I like the bar first then im more relaxed , then start at the bottom, as
you go up measure to the peak , you can drift and may need to constantly
adjust tung insert so you end up ok at the top and not inches off. Also
if your area is dry with low winter humidity not forcing the boards
tight would be smart as they will expand with summers high humidity.
Wood wetness is important it may be lower than your house needing to
aclimatise. I did mine in winter but left toungs not seated tight, last
summer at 90+% humidity it did not buckle and was fine, I used an air
On Mon, 28 Mar 2005 20:25:51 -0500, "Gary and Karla"
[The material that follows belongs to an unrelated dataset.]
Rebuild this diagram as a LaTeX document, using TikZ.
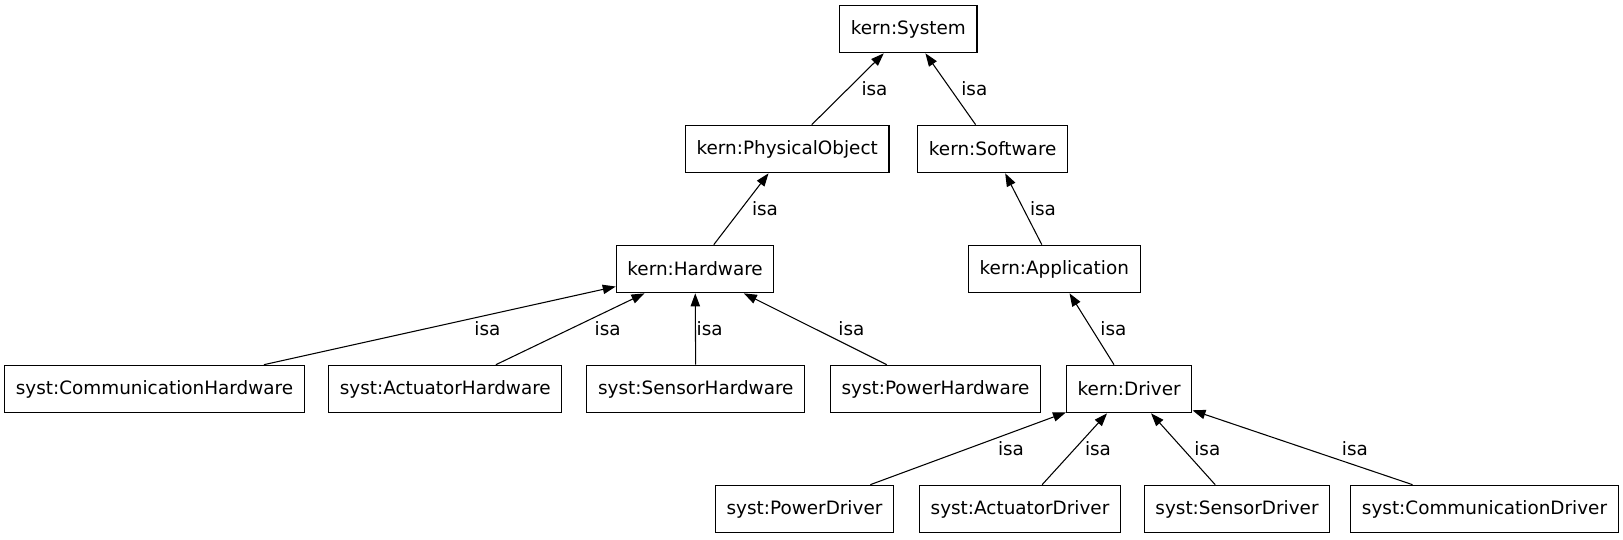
\documentclass[tikz,border=0pt]{standalone}
\usepackage{fontspec}
\setmainfont{DejaVu Sans}
\usetikzlibrary{arrows.meta}
\tikzset{
  cls/.style={draw,line width=0.8pt,inner xsep=8.4pt,inner ysep=0pt,minimum height=35.7pt,font=\fontsize{13.8}{16}\selectfont},
  isalabel/.style={font=\fontsize{13.8}{16}\selectfont,inner sep=0pt},
}
\begin{document}
\begin{tikzpicture}[x=0.75pt,y=-0.75pt,>={Triangle[length=9.75pt,width=7pt]},line width=0.8pt]
  \useasboundingbox (0,0) rectangle (1623,539);
  % top levels
  \node[cls] (system) at (908.3,29) {kern:System};
  \node[cls] (physobj) at (787.2,149) {kern:PhysicalObject};
  \node[cls] (software) at (992.7,149) {kern:Software};
  \node[cls] (hardware) at (695.1,269) {kern:Hardware};
  \node[cls] (application) at (1054.3,269) {kern:Application};
  % hardware and driver row
  \node[cls] (commhw) at (154.5,389) {syst:CommunicationHardware};
  \node[cls] (acthw) at (445.3,389) {syst:ActuatorHardware};
  \node[cls] (senshw) at (695.8,389) {syst:SensorHardware};
  \node[cls] (powhw) at (935.5,389) {syst:PowerHardware};
  \node[cls] (driver) at (1129.2,389) {kern:Driver};
  % drivers
  \node[cls] (powdrv) at (804.5,509) {syst:PowerDriver};
  \node[cls] (actdrv) at (1020,509) {syst:ActuatorDriver};
  \node[cls] (sensdrv) at (1237,509) {syst:SensorDriver};
  \node[cls] (commdrv) at (1484.5,509) {syst:CommunicationDriver};
  \foreach \from/\to/\lx/\ly in {physobj/system/874.5/89, software/system/974.3/89,
      hardware/physobj/765/209, application/software/1043/209,
      commhw/hardware/487.4/329, acthw/hardware/607.7/329, senshw/hardware/709.7/329,
      powhw/hardware/851.4/329, driver/application/1113.4/329,
      powdrv/driver/1011/449, actdrv/driver/1098/449, sensdrv/driver/1207.3/449,
      commdrv/driver/1354.9/449}{
    \draw[->] (\from) -- (\to) node[isalabel] at (\lx,\ly) {isa};
  }
\end{tikzpicture}
\end{document}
On any kind of facing application, start at the visual focal point of
the room, at the nearest corner. You need to do some measuring first
to make sure you don't wind up with a sliver at the other end
(although this can usually be mitigated with corner trim). Otherwise,
the rule of thumb is that if the end board/tile/etc will be less than
half its width, start with a half board/tile.
I'd start along the "show" side - the most visible side. It is
*extremely* unlikely that you will be able to put in the last piece on
the opposite side without cutting it and it is likely that the necessary
cut will result in a wedge shaped board. When there is a change in
pitch - nessesitating a rip - I'd do it so the board looks "folded".
As an alternative, you could treat each pitch change section as a
separate entity, starting a new, full board next to the ripped one on
the adjacent section. I still prefer "folding".